What is being asked: Retype the records below exactly as they appear.
>>
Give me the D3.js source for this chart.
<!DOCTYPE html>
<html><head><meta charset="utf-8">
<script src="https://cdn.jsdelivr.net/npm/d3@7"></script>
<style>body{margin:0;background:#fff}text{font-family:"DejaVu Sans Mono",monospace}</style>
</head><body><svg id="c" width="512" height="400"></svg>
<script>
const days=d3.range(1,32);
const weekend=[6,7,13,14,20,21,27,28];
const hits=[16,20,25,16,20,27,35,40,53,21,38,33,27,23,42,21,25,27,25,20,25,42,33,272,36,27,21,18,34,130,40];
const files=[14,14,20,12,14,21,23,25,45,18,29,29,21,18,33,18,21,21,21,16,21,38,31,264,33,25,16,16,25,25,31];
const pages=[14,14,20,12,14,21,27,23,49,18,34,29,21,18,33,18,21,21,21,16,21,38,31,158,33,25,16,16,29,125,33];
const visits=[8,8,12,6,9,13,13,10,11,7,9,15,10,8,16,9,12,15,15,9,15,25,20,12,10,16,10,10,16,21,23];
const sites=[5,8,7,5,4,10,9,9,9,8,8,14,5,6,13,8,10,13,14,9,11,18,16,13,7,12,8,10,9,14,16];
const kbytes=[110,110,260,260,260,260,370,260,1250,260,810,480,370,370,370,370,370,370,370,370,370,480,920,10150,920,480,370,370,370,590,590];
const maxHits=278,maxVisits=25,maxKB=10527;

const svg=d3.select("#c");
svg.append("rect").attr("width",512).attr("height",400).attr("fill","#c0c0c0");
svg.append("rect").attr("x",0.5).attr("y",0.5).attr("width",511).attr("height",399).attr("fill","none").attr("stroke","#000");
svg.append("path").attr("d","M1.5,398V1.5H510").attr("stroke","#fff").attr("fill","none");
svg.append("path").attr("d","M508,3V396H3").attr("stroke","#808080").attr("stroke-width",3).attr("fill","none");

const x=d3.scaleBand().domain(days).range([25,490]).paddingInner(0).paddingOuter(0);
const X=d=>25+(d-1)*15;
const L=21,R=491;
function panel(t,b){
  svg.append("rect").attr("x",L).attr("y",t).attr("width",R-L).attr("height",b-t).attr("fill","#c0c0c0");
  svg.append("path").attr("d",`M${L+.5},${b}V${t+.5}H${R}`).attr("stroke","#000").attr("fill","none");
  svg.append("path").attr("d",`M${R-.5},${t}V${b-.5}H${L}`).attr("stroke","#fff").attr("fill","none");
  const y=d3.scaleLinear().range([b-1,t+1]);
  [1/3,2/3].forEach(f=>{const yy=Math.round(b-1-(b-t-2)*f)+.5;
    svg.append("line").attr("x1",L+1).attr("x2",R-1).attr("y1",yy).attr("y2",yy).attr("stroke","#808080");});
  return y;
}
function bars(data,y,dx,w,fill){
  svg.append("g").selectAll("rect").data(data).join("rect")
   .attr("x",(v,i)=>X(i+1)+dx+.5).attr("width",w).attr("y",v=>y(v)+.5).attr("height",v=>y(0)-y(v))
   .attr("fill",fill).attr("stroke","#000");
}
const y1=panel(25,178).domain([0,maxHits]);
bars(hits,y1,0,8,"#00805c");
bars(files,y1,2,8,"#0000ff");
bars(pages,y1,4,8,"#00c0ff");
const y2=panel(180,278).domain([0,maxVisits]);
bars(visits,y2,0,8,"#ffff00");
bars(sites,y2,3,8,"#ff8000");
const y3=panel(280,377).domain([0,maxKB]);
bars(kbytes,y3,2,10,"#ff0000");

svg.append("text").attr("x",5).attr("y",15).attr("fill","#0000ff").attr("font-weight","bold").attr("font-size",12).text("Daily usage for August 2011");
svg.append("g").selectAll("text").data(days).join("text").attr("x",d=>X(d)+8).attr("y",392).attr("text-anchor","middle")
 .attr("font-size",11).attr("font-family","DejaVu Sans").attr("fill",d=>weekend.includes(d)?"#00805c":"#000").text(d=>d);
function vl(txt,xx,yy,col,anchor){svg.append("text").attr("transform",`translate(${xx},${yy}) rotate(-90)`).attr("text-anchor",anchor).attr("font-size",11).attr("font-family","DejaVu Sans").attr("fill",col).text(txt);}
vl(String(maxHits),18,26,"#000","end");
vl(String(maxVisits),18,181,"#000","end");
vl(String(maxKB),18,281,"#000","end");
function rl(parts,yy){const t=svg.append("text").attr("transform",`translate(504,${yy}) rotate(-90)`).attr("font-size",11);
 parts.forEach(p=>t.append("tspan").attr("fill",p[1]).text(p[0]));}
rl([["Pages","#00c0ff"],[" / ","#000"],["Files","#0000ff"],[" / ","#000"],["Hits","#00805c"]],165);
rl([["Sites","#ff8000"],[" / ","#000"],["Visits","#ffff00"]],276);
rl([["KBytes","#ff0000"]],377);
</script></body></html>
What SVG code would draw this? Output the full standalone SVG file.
<<
Result of this exercise:
Give me the D3.js source for this chart.
<!DOCTYPE html>
<html><head><meta charset="utf-8">
<script src="https://cdn.jsdelivr.net/npm/d3@7"></script>
<style>body{margin:0;background:#fff}text{font-family:"DejaVu Sans Mono",monospace}</style>
</head><body><svg id="c" width="512" height="400"></svg>
<script>
const days=d3.range(1,32);
const weekend=[6,7,13,14,20,21,27,28];
const hits=[16,20,25,16,20,27,35,40,53,21,38,33,27,23,42,21,25,27,25,20,25,42,33,272,36,27,21,18,34,130,40];
const files=[14,14,20,12,14,21,23,25,45,18,29,29,21,18,33,18,21,21,21,16,21,38,31,264,33,25,16,16,25,25,31];
const pages=[14,14,20,12,14,21,27,23,49,18,34,29,21,18,33,18,21,21,21,16,21,38,31,158,33,25,16,16,29,125,33];
const visits=[8,8,12,6,9,13,13,10,11,7,9,15,10,8,16,9,12,15,15,9,15,25,20,12,10,16,10,10,16,21,23];
const sites=[5,8,7,5,4,10,9,9,9,8,8,14,5,6,13,8,10,13,14,9,11,18,16,13,7,12,8,10,9,14,16];
const kbytes=[110,110,260,260,260,260,370,260,1250,260,810,480,370,370,370,370,370,370,370,370,370,480,920,10150,920,480,370,370,370,590,590];
const maxHits=278,maxVisits=25,maxKB=10527;

const svg=d3.select("#c");
svg.append("rect").attr("width",512).attr("height",400).attr("fill","#c0c0c0");
svg.append("rect").attr("x",0.5).attr("y",0.5).attr("width",511).attr("height",399).attr("fill","none").attr("stroke","#000");
svg.append("path").attr("d","M1.5,398V1.5H510").attr("stroke","#fff").attr("fill","none");
svg.append("path").attr("d","M508,3V396H3").attr("stroke","#808080").attr("stroke-width",3).attr("fill","none");

const x=d3.scaleBand().domain(days).range([25,490]).paddingInner(0).paddingOuter(0);
const X=d=>25+(d-1)*15;
const L=21,R=491;
function panel(t,b){
  svg.append("rect").attr("x",L).attr("y",t).attr("width",R-L).attr("height",b-t).attr("fill","#c0c0c0");
  svg.append("path").attr("d",`M${L+.5},${b}V${t+.5}H${R}`).attr("stroke","#000").attr("fill","none");
  svg.append("path").attr("d",`M${R-.5},${t}V${b-.5}H${L}`).attr("stroke","#fff").attr("fill","none");
  const y=d3.scaleLinear().range([b-1,t+1]);
  [1/3,2/3].forEach(f=>{const yy=Math.round(b-1-(b-t-2)*f)+.5;
    svg.append("line").attr("x1",L+1).attr("x2",R-1).attr("y1",yy).attr("y2",yy).attr("stroke","#808080");});
  return y;
}
function bars(data,y,dx,w,fill){
  svg.append("g").selectAll("rect").data(data).join("rect")
   .attr("x",(v,i)=>X(i+1)+dx+.5).attr("width",w).attr("y",v=>y(v)+.5).attr("height",v=>y(0)-y(v))
   .attr("fill",fill).attr("stroke","#000");
}
const y1=panel(25,178).domain([0,maxHits]);
bars(hits,y1,0,8,"#00805c");
bars(files,y1,2,8,"#0000ff");
bars(pages,y1,4,8,"#00c0ff");
const y2=panel(180,278).domain([0,maxVisits]);
bars(visits,y2,0,8,"#ffff00");
bars(sites,y2,3,8,"#ff8000");
const y3=panel(280,377).domain([0,maxKB]);
bars(kbytes,y3,2,10,"#ff0000");

svg.append("text").attr("x",5).attr("y",15).attr("fill","#0000ff").attr("font-weight","bold").attr("font-size",12).text("Daily usage for August 2011");
svg.append("g").selectAll("text").data(days).join("text").attr("x",d=>X(d)+8).attr("y",392).attr("text-anchor","middle")
 .attr("font-size",11).attr("font-family","DejaVu Sans").attr("fill",d=>weekend.includes(d)?"#00805c":"#000").text(d=>d);
function vl(txt,xx,yy,col,anchor){svg.append("text").attr("transform",`translate(${xx},${yy}) rotate(-90)`).attr("text-anchor",anchor).attr("font-size",11).attr("font-family","DejaVu Sans").attr("fill",col).text(txt);}
vl(String(maxHits),18,26,"#000","end");
vl(String(maxVisits),18,181,"#000","end");
vl(String(maxKB),18,281,"#000","end");
function rl(parts,yy){const t=svg.append("text").attr("transform",`translate(504,${yy}) rotate(-90)`).attr("font-size",11);
 parts.forEach(p=>t.append("tspan").attr("fill",p[1]).text(p[0]));}
rl([["Pages","#00c0ff"],[" / ","#000"],["Files","#0000ff"],[" / ","#000"],["Hits","#00805c"]],165);
rl([["Sites","#ff8000"],[" / ","#000"],["Visits","#ffff00"]],276);
rl([["KBytes","#ff0000"]],377);
</script></body></html>
What SVG code would draw this? Output the full standalone SVG file.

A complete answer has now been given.